By David Lawder
HERNDON, Va. (Reuters) – U.S. Treasury Secretary Janet Yellen said on Friday that domestic investments in semiconductors and research would help reverse a longstanding innovation deficit and increase the productive capacity of the U.S. economy.
Yellen, speaking at a business incubator in the Washington, D.C. area’s Dulles technology corridor, said that the U.S. lead in technology innovation has increasingly come under threat from China and other competitors.
“We had failed to make adequate investments in science and technology. Federal R&D as a percent of GDP had dropped to a third of 1960s levels,” she said in the latest of a series of campaign-style speeches touting President Joe Biden’s economic initiatives.

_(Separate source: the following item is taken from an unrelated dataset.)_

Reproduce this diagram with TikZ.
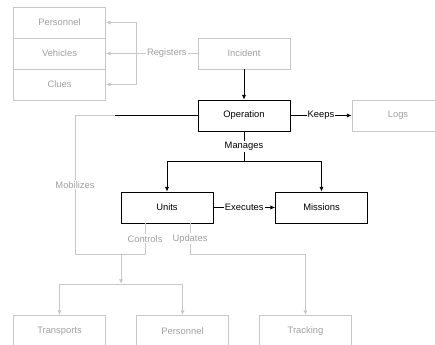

She said the CHIPS and Science Act, which will invest $52 billion in subsidies for semiconductors and research, would help reverse a decline in the U.S. share of global semiconductor output, which has fallen to 12% from 37% three decades ago. Investments in infrastructure and clean energy will also help.
“Our government’s failure to invest in innovation has had wide-ranging impacts on our long-term economic well-being. At the most fundamental level, it impacted our productive capacity. That’s the ceiling for what our economy can produce,” Yellen said.
By one measure, the chips shortage of 2021 shaved about a full percentage point off of economic growth, as production of cars and other goods was constrained, Yellen said, adding that there is little U.S. capacity for the most advanced semiconductors.
Building a semiconductor ecosystem at home will help mitigate the risks of a severe chip shortage,” she said.
Mobilizing capital toward semiconductors and clean energy, through a recently enacted climate and drugs package and boosting research and development will raise the U.S. economy’s aggregate production capacity.
“And in turn, we are raising America’s long-term economic outlook,” Yellen said.